Dario Crosetto, the founder of Crosetto Foundation
Dario Crosetto is the inventor of the 3D-CBS technology (Three-dimensional Complete Body Screening) for early cancer detection and winner of the Leonardo da Vinci Prize (June 2011) for the most efficient solution using particle detection for early cancer diagnosis, has 25 years’ experience in international collaboration in the field of high energy physics (HEP).
He participated on research teams and presented numerous seminars and articles at conferences at universities and at research labs in several countries: CERN, SSC, FERMILAB, BNL, SLAC, NEVIS, BERKLEY, DESY, University of Heidelberg, SACLAY, CPPM, Academia Sinica, etc.
He lectured at CERN School of Computing, published several books, over 100 articles and owns several patents.

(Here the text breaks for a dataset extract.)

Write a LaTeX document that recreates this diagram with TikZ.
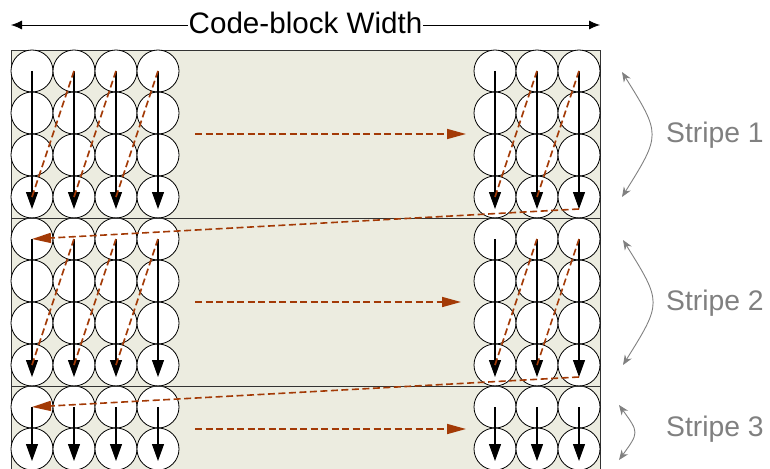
\documentclass[tikz,border=0pt]{standalone}
\usepackage{fontspec}
\setmainfont{Liberation Sans}
\usetikzlibrary{arrows.meta}
\definecolor{sheet}{RGB}{236,236,224}
\definecolor{scan}{RGB}{163,58,6}
\definecolor{note}{RGB}{128,128,128}
\tikzset{
  cell/.style={circle, draw=black, fill=white, line width=0.8pt, minimum size=42pt, inner sep=0pt},
  colpass/.style={draw=black, line width=1.1pt, -{Triangle[length=17pt,width=12pt]}},
  scanline/.style={draw=scan, line width=1.6pt, dash pattern=on 7pt off 3.5pt},
  scanarrow/.style={scanline, -{Triangle[length=19pt,width=10pt]}},
  stripearrow/.style={draw=note, line width=0.9pt, {Stealth[length=10pt,width=8pt]}-{Stealth[length=10pt,width=8pt]}},
  stripelabel/.style={text=note, font=\fontsize{28.3pt}{32pt}\selectfont, anchor=base west, inner sep=0pt},
}
\begin{document}
\begin{tikzpicture}[x=1pt,y=-1pt]
\useasboundingbox (0,0) rectangle (770,468);
\clip (0,0) rectangle (770,468);

% code-block area
\draw[fill=sheet, draw=black!80, line width=0.9pt] (11,50) rectangle (600,490);

% coefficient cells: stripe / first-row y / rows
\foreach \s/\ya/\n in {1/71/4, 2/239/4, 3/407/2} {
  \foreach \r in {1,...,\n} {
    \foreach \c/\x in {1/32,2/74,3/116,4/158,5/495,6/537,7/579} {
      \node[cell] (c-\s-\r-\c) at (\x,{\ya+42*(\r-1)}) {};
    }
  }
}

% stripe boundaries
\draw[black!80, line width=0.9pt] (11,218) -- (600,218);
\draw[black!80, line width=0.9pt] (11,386) -- (600,386);

% column-wise passes inside each stripe
\foreach \s/\n in {1/4, 2/4, 3/2} {
  \foreach \c in {1,...,7} {
    \draw[colpass] (c-\s-1-\c.center) -- ([yshift=-12pt]c-\s-\n-\c.center);
  }
}

% jumps from the bottom of one column to the top of the next
\foreach \s in {1,2} {
  \foreach \c/\d in {1/2,2/3,3/4,5/6,6/7} {
    \draw[scanline] (c-\s-4-\c.center) -- (c-\s-1-\d.center);
  }
}

% return to the start of the next stripe
\draw[scanarrow] ([yshift=-12pt]c-1-4-7.center) -- (c-2-1-1.center);
\draw[scanarrow] ([yshift=-12pt]c-2-4-7.center) -- (c-3-1-1.center);

% continuation across the omitted columns
\coordinate (g1a) at (195,134); \coordinate (g1b) at (466,134);
\coordinate (g2a) at (195,302); \coordinate (g2b) at (461,302);
\coordinate (g3a) at (195,429); \coordinate (g3b) at (466,429);
\draw[scanarrow] (g1a) -- (g1b);
\draw[scanarrow] (g2a) -- (g2b);
\draw[scanarrow] (g3a) -- (g3b);

% code-block width
\coordinate (wl) at (11,25);
\coordinate (wr) at (600,25);
\draw[black, line width=0.8pt, {Latex[length=11pt,width=9pt]}-{Latex[length=11pt,width=9pt]}] (wl) -- (wr);
\node[fill=white, inner sep=1pt, anchor=base, font=\fontsize{29.6pt}{34pt}\selectfont] (title) at (305.5,33.5) {Code-block Width};

% stripe extents
\coordinate (s1t) at (622,72);  \coordinate (s1b) at (622,197);
\coordinate (s2t) at (623,240); \coordinate (s2b) at (623,365);
\coordinate (s3t) at (619,405); \coordinate (s3b) at (619,460);
\draw[stripearrow] (s1t) .. controls (661,134.5) .. (s1b);
\draw[stripearrow] (s2t) .. controls (662,302.5) .. (s2b);
\draw[stripearrow] (s3t) .. controls (639,432.5) .. (s3b);
\node[stripelabel] (lab1) at (666,142) {Stripe 1};
\node[stripelabel] (lab2) at (666,310.5) {Stripe 2};
\node[stripelabel] (lab3) at (666,436) {Stripe 3};
\end{tikzpicture}
\end{document}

For 20 years he designed and improved apparatuses to detect high-energy physics (see the “peer-reviewed” article published in the scientific journal Nuclear Instruments and Methods in Physics Research, NIM -Vol. 436, pp. 341-385, 1999) and during the last years he focused in designing, simulating, building and testing components for his cancer screening 3D-CBS (Three-dimensional Complete Body Screening) device.
In 1992, in one month he presented his innovation at three international conferences at Computing in HEP, Annecy, France [September 21-25 1992. CERN-92-07. pp. 803-806.]; “Calorimetry in High Energy Physics”, Corpus Christi, TX. [September 29, October 2, 1992. World Scientific. pp. 553-566]; “IEEE Nuclear Science Symposium (NSS) and Medical Imaging (MIC)”, Orlando, FL [October 25-31. 1992. SSCL-Preprint-164].
During the same year, in this field he published also two “peer-reviewed” articles in the scientific journal Nuclear Instruments and Methods in Physics Research [NIM A311:49-56,1992 e NIM A315, (1992), 487-490]. On Dec. 14, 1993 he passed a major int’l scientific review at FERMIlab and emeritus scientists in the field wrote letters of recognition (see testimonials at www.crosettofoundation.org/uploads/167.pdf).
His innovation was adopted for use at GEM, half-billion dollar experiment at SSC in 1993 and LHCb at CERN in 1995 and included in their respective Technical Design Reports (TDRs), however, in both cases the U.S. DOE suddenly stopped funding both projects.
Since then, he focused in efficient, cost-effective particle detection application for Medical Imaging with the objective lower radiation dose to the patient, lower cost and provides an efficacious early cancer detection tool.